The architecture for the frontend was a Qwik app communicating with a Backend-for-Frontend (BFF). This BFF exposed two main endpoints: /api/loki/query
which proxied requests to Loki, and /api/iceberg/query
which used Trino’s REST API to query the Iceberg table.
graph TD A[SRE/Analyst Browser] -- HTTP Requests --> B{Qwik App on Node.js Server}; B -- Renders HTML + Q-JSON --> A; A -- User Interaction (e.g., change time range) --> C{Qwik Resumes}; C -- API Calls --> D[BFF Service]; D -- /api/loki/query --> E[Loki Gateway]; D -- /api/iceberg/query --> F[Trino Coordinator]; F -- Queries --> G[Apache Iceberg Table on S3];
Here’s a conceptual Qwik component demonstrating how it would fetch data from both sources.
// Qwik Component: UnifiedQueryView.tsx
import { component$, useResource$, Resource } from '@builder.io/qwik';
interface LokiLog {
timestamp: string;
line: string;
}
interface IcebergRow {
event_date: string;
crash_count: number;
}
// In a real app, these functions would be in a separate API service file.
async function fetchRecentLogs(query: string): Promise<LokiLog[]> {
const res = await fetch(`/api/loki/query?q=${encodeURIComponent(query)}`);
return res.json();
}
async function fetchAnalytics(sql: string): Promise<IcebergRow[]> {
const res = await fetch(`/api/iceberg/query`, {
method: 'POST',
body: JSON.stringify({ sql }),
headers: { 'Content-Type': 'application/json' }
});
return res.json();
}
export const UnifiedQueryView = component$(() => {
// useResource$ transparently handles fetching, state management, and streaming.
// The coolest part is that multiple resources can be fetched in parallel.
const recentLogsResource = useResource$<LokiLog[]>(({ cleanup }) => {
// This runs on the server for initial render, and on the client for subsequent updates.

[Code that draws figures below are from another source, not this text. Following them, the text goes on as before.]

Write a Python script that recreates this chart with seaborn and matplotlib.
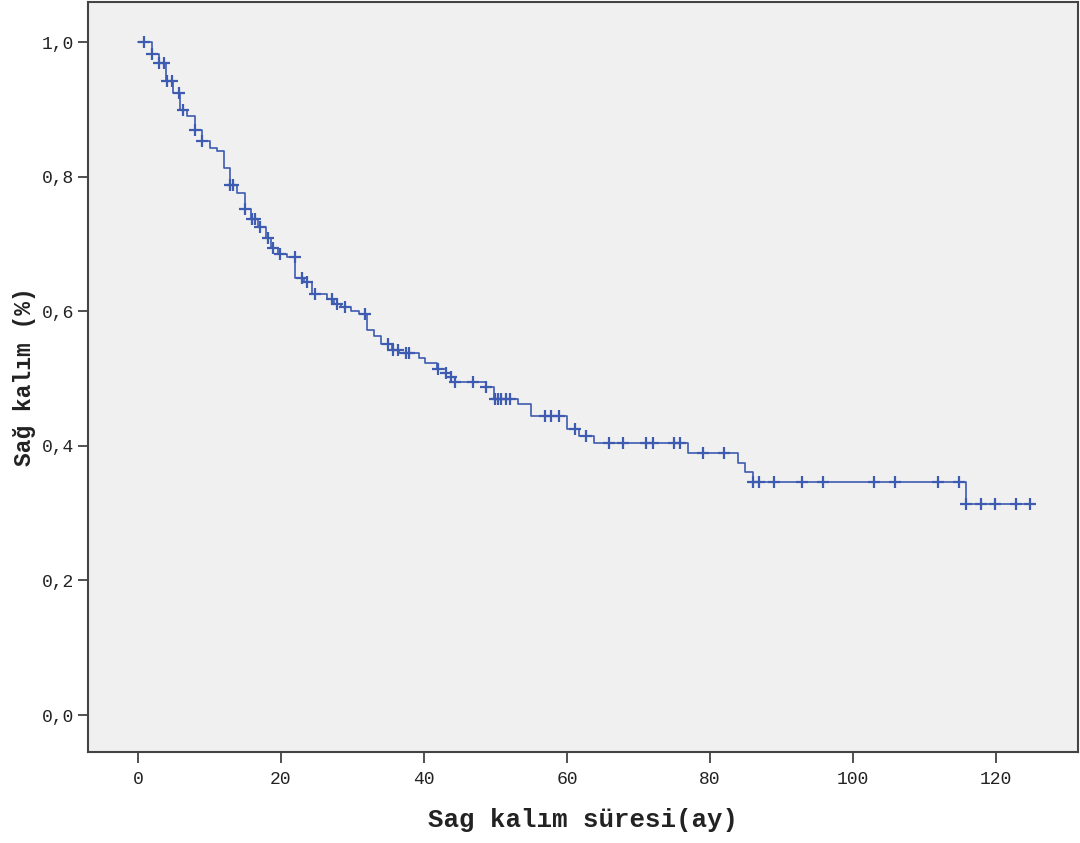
import numpy as np
import pandas as pd
import matplotlib
matplotlib.use("Agg")
import matplotlib.pyplot as plt
import seaborn as sns

# Kaplan-Meier steps: event times (months) and survival after each drop
event_times = [2.0, 3.0, 3.9, 4.9, 5.9, 6.9, 8.0, 8.9, 10.1, 11.1, 12.0, 12.8, 13.9,
               14.9, 15.8, 16.8, 17.9, 18.6, 19.6, 20.8, 22.0, 23.2, 24.3, 26.5, 27.4,
               28.4, 29.8, 30.9, 32.0, 33.0, 34.0, 35.5, 36.5, 39.3, 40.1, 41.8, 43.1,
               43.8, 44.3, 48.7, 49.8, 53.1, 55.0, 60.0, 61.7, 63.8, 77.0, 84.0, 84.9,
               86.0, 115.8]
survival = [0.983, 0.969, 0.943, 0.925, 0.899, 0.890, 0.869, 0.854, 0.843, 0.838, 0.813,
            0.788, 0.776, 0.752, 0.737, 0.726, 0.709, 0.694, 0.686, 0.681, 0.650, 0.643,
            0.626, 0.619, 0.611, 0.606, 0.601, 0.596, 0.572, 0.564, 0.551, 0.543, 0.538,
            0.531, 0.523, 0.514, 0.509, 0.502, 0.495, 0.488, 0.470, 0.462, 0.445, 0.425,
            0.415, 0.404, 0.389, 0.375, 0.361, 0.346, 0.313]
# censored observations (months)
censor_times = [0.8, 2.0, 3.0, 3.6, 4.0, 4.8, 5.8, 6.3, 8.0, 9.0, 12.8, 13.3, 14.9, 15.9,
                16.4, 17.0, 18.2, 18.9, 19.8, 21.9, 22.9, 23.6, 24.7, 27.1, 27.8, 28.9,
                31.7, 35.0, 35.7, 36.4, 37.5, 37.9, 42.0, 43.1, 43.8, 44.3, 46.8, 48.7,
                49.9, 50.3, 50.8, 51.5, 52.0, 56.9, 57.8, 58.9, 61.1, 62.7, 65.9, 67.9,
                71.0, 72.0, 75.0, 75.8, 79.0, 82.0, 86.0, 86.9, 89.0, 92.9, 95.8, 102.9,
                105.9, 111.9, 114.8, 115.8, 117.9, 119.9, 122.8, 124.8]

x_ticks = [0, 20, 40, 60, 80, 100, 120]
y_ticks = [0.0, 0.2, 0.4, 0.6, 0.8, 1.0]
y_ticklabels = ['0,0', '0,2', '0,4', '0,6', '0,8', '1,0']

line_color = '#3d5bb0'

# step curve table
curve = pd.DataFrame({
    'time': [0.0] + event_times + [censor_times[-1]],
    'surv': [1.0] + survival + [survival[-1]],
})
# censor marks sit on the curve
idx = np.searchsorted(event_times, censor_times, side='right')
surv_arr = np.array([1.0] + survival)
cens = pd.DataFrame({'time': censor_times, 'surv': surv_arr[idx]})

sns.set_style('white', {'xtick.bottom': True, 'ytick.left': True})
fig = plt.figure(figsize=(10.8, 8.43), dpi=100)
ax = fig.add_axes([88 / 1080, 91 / 843, 990 / 1080, 750 / 843])
ax.set_facecolor('#f0f0f0')

sns.lineplot(data=curve, x='time', y='surv', drawstyle='steps-post', estimator=None,
             color=line_color, linewidth=1.2, ax=ax)
sns.scatterplot(data=cens, x='time', y='surv', marker='+', s=70, linewidth=1.6,
                color=line_color, ax=ax, zorder=3)

ax.set_xlim(-7, 131.5)
ax.set_ylim(-0.055, 1.06)
ax.set_xticks(x_ticks)
ax.set_xticklabels([str(t) for t in x_ticks], family='Liberation Mono', fontsize=13)
ax.set_yticks(y_ticks)
ax.set_yticklabels(y_ticklabels, family='Liberation Mono', fontsize=13)
ax.tick_params(axis='both', direction='out', length=7, width=1.2, color='#333333',
               labelcolor='#222222', pad=3)
ax.tick_params(axis='x', length=8, pad=6)

for s in ax.spines.values():
    s.set_color('#444444')
    s.set_linewidth(1.5)

ax.set_xlabel('Sag kalım süresi(ay)', family='Liberation Mono', fontweight='bold',
              fontsize=18.5, labelpad=14, color='#222222')
ax.set_ylabel('Sağ kalım (%)', family='Liberation Mono', fontweight='bold',
              fontsize=16.5, labelpad=4, color='#222222')

fig.savefig('out.png', dpi=100)
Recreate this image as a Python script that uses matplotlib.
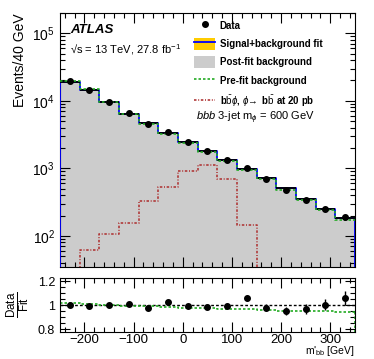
import numpy as np
import matplotlib
matplotlib.use("Agg")
import matplotlib.pyplot as plt
from matplotlib.lines import Line2D
from matplotlib.patches import Patch
from matplotlib.ticker import MultipleLocator, LogLocator, NullFormatter, FixedLocator

plt.rcParams['font.family'] = ['Liberation Sans', 'DejaVu Sans']
plt.rcParams['mathtext.fontset'] = 'custom'
plt.rcParams['mathtext.rm'] = 'Liberation Sans'
plt.rcParams['mathtext.it'] = 'Liberation Sans:italic'
plt.rcParams['mathtext.bf'] = 'Liberation Sans:bold'

# ---- data ----
bin_edges = [-250, -210, -170, -130, -90, -50, -10, 30, 70, 110, 150, 190, 230, 270, 310, 350]
data = [19400, 14500, 9500, 6500, 4550, 3400, 2450, 1780, 1330, 1030, 700, 480, 341, 253, 193]
ratio = [1.005, 0.995, 1.0, 1.01, 0.98, 1.03, 0.995, 0.985, 0.995, 1.06, 0.98, 0.95, 0.97, 1.005, 1.06]
ratio_err = [0.008, 0.008, 0.01, 0.012, 0.014, 0.016, 0.018, 0.02, 0.022, 0.025, 0.03, 0.035, 0.04, 0.045, 0.06]
prefit_ratio = [1.018, 1.013, 1.005, 0.998, 0.993, 0.985, 0.98, 0.975, 0.97, 0.965, 0.96, 0.955, 0.955, 0.95, 0.94]
fit_unc = [0.005, 0.005, 0.006, 0.006, 0.007, 0.008, 0.008, 0.01, 0.01, 0.012, 0.014, 0.016, 0.02, 0.03, 0.03]
signal = [0, 61, 108, 158, 330, 525, 900, 1135, 690, 144, 0, 0, 0, 0, 0]

edges = np.array(bin_edges, dtype=float)
centers = 0.5 * (edges[:-1] + edges[1:])
data = np.array(data, dtype=float)
ratio = np.array(ratio)
fit = data / ratio
prefit = fit * np.array(prefit_ratio)
sig = np.array(signal, dtype=float)
sig_plot = np.where(sig > 0, sig, 1e-3)

fig = plt.figure(figsize=(3.74, 3.59), dpi=100)
ax = fig.add_axes([0.160, 0.257, 0.789, 0.707])
rax = fig.add_axes([0.160, 0.075, 0.789, 0.151])

def stepvals(v):
    return np.append(v, v[-1])

GREEN_LS = (0, (1.5, 1.2))
RED_LS = (0, (1.5, 1.0, 0.6, 1.0))
RED = '#b03a3a'

# post-fit background fill
ax.fill_between(edges, stepvals(fit), 1e-3, step='post', color='#cccccc', lw=0, zorder=1)
# uncertainty band
unc = np.array(fit_unc)
ax.fill_between(edges, stepvals(fit * (1 - unc)), stepvals(fit * (1 + unc)), step='post',
                color='#ffcc00', lw=0, zorder=2)
# signal+background fit: blue step line with black horizontals
ax.step(np.concatenate([[edges[0]], edges, [edges[-1]]]),
        np.concatenate([[1e-3], stepvals(fit), [1e-3]]), where='post', color='#0000ff', lw=1.3, zorder=3)
ax.hlines(fit, edges[:-1], edges[1:], color='black', lw=1.3, zorder=4)
# pre-fit background
ax.step(edges, stepvals(prefit), where='post', color='#22aa22', lw=1.2, ls=GREEN_LS, zorder=5)
# signal
ax.step(np.concatenate([edges, [edges[-1]]]), np.concatenate([stepvals(sig_plot), [1e-3]]),
        where='post', color=RED, lw=1.2, ls=RED_LS, zorder=5)
# data
ax.errorbar(centers, data, yerr=np.sqrt(data), fmt='o', color='black', ms=4, lw=1, zorder=6)

ax.set_yscale('log')
ax.set_xlim(-250, 350)
ax.set_ylim(35, 2e5)
ax.xaxis.set_major_locator(MultipleLocator(100))
ax.xaxis.set_minor_locator(MultipleLocator(20))
ax.yaxis.set_major_locator(LogLocator(base=10, numticks=10))
ax.yaxis.set_minor_locator(LogLocator(base=10, subs=np.arange(2, 10), numticks=20))
ax.yaxis.set_minor_formatter(NullFormatter())
ax.tick_params(axis='x', labelbottom=False)
for a in (ax, rax):
    a.tick_params(which='both', direction='in', top=True, right=True, labelsize=10)
    a.tick_params(which='major', length=7, width=0.8)
    a.tick_params(which='minor', length=3.5, width=0.8)
    for s in a.spines.values():
        s.set_linewidth(0.8)
rax.tick_params(axis='x', pad=1.5, labelsize=9.5)

ax.set_ylabel('Events/40 GeV', fontsize=10, loc='top')

ax.text(0.035, 0.955, 'ATLAS', transform=ax.transAxes, fontsize=9.5, fontweight='bold',
        fontstyle='italic', va='top')
ax.text(0.035, 0.885, '√s = 13 TeV, 27.8 fb$^{-1}$', transform=ax.transAxes,
        fontsize=8, va='top')

handles = [
    Line2D([], [], color='black', marker='o', ls='none', ms=4),
    (Patch(facecolor='#ffcc00', lw=0), Line2D([], [], color='#0000ff', lw=1.3)),
    Patch(facecolor='#cccccc', lw=0),
    Line2D([], [], color='#22aa22', lw=1.2, ls=GREEN_LS),
    Line2D([], [], color=RED, lw=1.2, ls=RED_LS),
]
labels = ['Data', 'Signal+background fit', 'Post-fit background', 'Pre-fit background',
          r'b$\bar{\mathrm{b}}\phi$, $\phi\!\rightarrow$ b$\bar{\mathrm{b}}$ at 20 pb']
leg = ax.legend(handles, labels, loc='upper left', bbox_to_anchor=(0.443, 0.99), frameon=False,
                fontsize=7, handlelength=2.1, handleheight=1.6, labelspacing=0.6,
                handletextpad=0.5, borderaxespad=0)
for t in leg.get_texts():
    t.set_fontweight('bold')
ax.text(0.463, 0.585, r'$bbb$ 3-jet m$_{\phi}$ = 600 GeV', transform=ax.transAxes,
        fontsize=8, va='center')

# ratio panel
rax.axhline(1.0, color='black', ls=(0, (2, 1.5)), lw=1)
rax.step(edges, stepvals(np.array(prefit_ratio)), where='post', color='#22aa22', lw=1.2, ls=GREEN_LS)
rax.plot([edges[-1], edges[-1]], [prefit_ratio[-1], 0.7], color='#22aa22', lw=1.2, ls=GREEN_LS)
rax.errorbar(centers, ratio, yerr=ratio_err, fmt='o', color='black', ms=4, lw=1)
rax.set_xlim(-250, 350)
rax.set_ylim(0.775, 1.23)
rax.xaxis.set_major_locator(MultipleLocator(100))
rax.xaxis.set_minor_locator(MultipleLocator(20))
rax.yaxis.set_major_locator(FixedLocator([0.8, 1.0, 1.2]))
rax.yaxis.set_minor_locator(MultipleLocator(0.05))
rax.set_yticklabels(['0.8', '1', '1.2'], fontsize=9)
rax.set_ylabel(r'$\frac{\mathrm{Data}}{\mathrm{Fit}}$', fontsize=12, labelpad=4)
rax.set_xlabel(r"m$'_{\mathrm{bb}}$ [GeV]", fontsize=7.5, loc='right', labelpad=0)
rax.xaxis.set_label_coords(1.0, -0.47)
rax.xaxis.label.set_va('bottom')

fig.savefig('out.png', dpi=100)
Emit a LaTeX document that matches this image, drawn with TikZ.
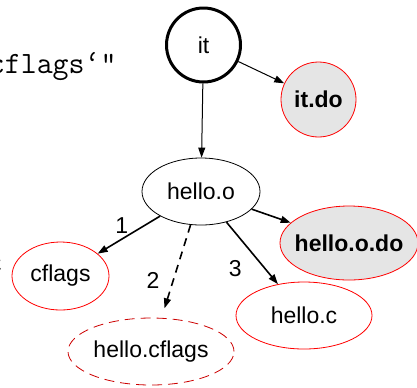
\documentclass[tikz,border=0pt]{standalone}
\usepackage{fontspec}
\setmainfont{Liberation Sans}
\usepackage{tikz}
\usetikzlibrary{arrows.meta}
\usetikzlibrary{shapes.geometric}
\usepackage{xcolor}
\definecolor{dr}{RGB}{204, 0, 0}
\definecolor{lg}{RGB}{229, 229, 229}

\begin{document}
\begin{tikzpicture}[x=0.5pt, y=-0.5pt, font=\fontsize{11.5}{13}\selectfont,
        >={Triangle[length=5pt, width=3.5pt]},
        cmdtext/.style={anchor=base east, inner sep=0pt, font=\ttfamily\fontsize{15.5}{17}\selectfont},
        oval/.style={ellipse, draw, inner sep=0pt, inner xsep=-8pt},
        target/.style={draw=red, fill=lg, font=\fontsize{11.5}{13}\selectfont\bfseries},
        source/.style={draw=red}]
        \useasboundingbox (0,0) rectangle (417,387);
        \node[cmdtext] (cmd) at (117,73) {cflags\textquoteleft"};
        \node[cmdtext] (cut) at (3,272) {c};
        \node[circle, draw, line width=1.5pt, minimum size=37pt, inner sep=0pt] (it) at (203.5,45) {it};
        \node[circle, target, minimum size=37.5pt, inner sep=0pt] (itdo) at (318.5,99.5) {it.do};
        \node[oval, minimum width=59pt, minimum height=33.5pt] (helloo) at (201,191.5) {hello.o};
        \node[oval, target, minimum width=69pt, minimum height=37pt] (hellodo) at (349,243) {hello.o.do};
        \node[oval, source, minimum width=68pt, minimum height=33.5pt] (helloc) at (304,315.5) {hello.c};
        \node[oval, source, minimum width=48.5pt, minimum height=34pt] (cflags) at (60.5,276) {cflags};
        \node[oval, draw=dr, dash pattern=on 5pt off 3pt, minimum width=83pt, minimum height=33.5pt] (hellocflags) at (151,351.5) {hello.cflags};
        \draw[->, line width=0.5pt] (it) -- (itdo);
        \draw[->, line width=0.5pt] (it) -- (helloo);
        \draw[->, line width=0.8pt] (helloo) -- (hellodo);
        \draw[->, line width=0.8pt] (helloo) -- (cflags) node[midway, xshift=-3.5pt, yshift=4.5pt] {1};
        \draw[->, line width=0.8pt, dash pattern=on 4pt off 3pt, shorten >=5pt] (helloo) -- (hellocflags) node[midway, xshift=-11.5pt, yshift=-4.5pt] {2};
        \draw[->, line width=0.8pt] (helloo) -- (helloc) node[midway, xshift=-8.5pt, yshift=-7.5pt] {3};
    \end{tikzpicture}
\end{document}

const controller = new AbortController();
cleanup(() => controller.abort());
return fetchRecentLogs('{job="android-telemetry"} | limit 100');
});
const analyticsResource = useResource$<IcebergRow[]>(({ cleanup }) => {
const controller = new AbortController();
cleanup(() => controller.abort());
const sql = `
SELECT event_date, COUNT(*) as crash_count
FROM glue_catalog.telemetry.mobile_events
WHERE event_type = 'APP_CRASH' AND event_date > CURRENT_DATE - INTERVAL '30' DAY
GROUP BY event_date
ORDER BY event_date DESC
`;
return fetchAnalytics(sql);
});
return (
<div>
<h2>Recent Logs (from Loki)</h2>
<Resource
value={recentLogsResource}
onPending={() => <div>Loading recent logs...</div>}
onRejected={(error) => <div>Error: {error.message}</div>}
onResolved={(logs) => (
<pre>
{logs.map(log => `${log.timestamp}: ${log.line}`).join('\n')}
</pre>
)}
/>
<h2>Crash Analytics (from Iceberg + Trino)</h2>
<Resource
value={analyticsResource}
onPending={() => <div>Loading analytics...</div>}
onRejected={(error) => <div>Error: {error.message}</div>}
onResolved={(rows) => (
<table>
<thead><tr><th>Date</th><th>Crashes</th></tr></thead>
<tbody>
{rows.map(row => (
<tr><td>{row.event_date}</td><td>{row.crash_count}</td></tr>
))}
</tbody>
</table>
)}
/>
</div>
);
});
This multi-tiered system represents a significant leap in security, scalability, and capability over our previous architecture. It is not without its own complexities, however. The biggest operational burden has shifted from managing an expensive indexing cluster to managing a distributed certificate lifecycle for millions of mobile devices; secure enrollment and automated rotation are non-trivial engineering problems that we are now tackling. The ETL process from Loki to Iceberg is currently batch-oriented, introducing an hour of latency for analytics. While acceptable for now, future requirements for real-time dashboarding may force a move to a streaming architecture with something like Apache Flink. Finally, the cost model has changed: we now pay less for storage and indexing but more for the compute required by the Spark ETL jobs and Trino queries, which requires careful monitoring and optimization. The current architecture is a deliberate trade-off, prioritizing security and long-term data accessibility over real-time analytical latency.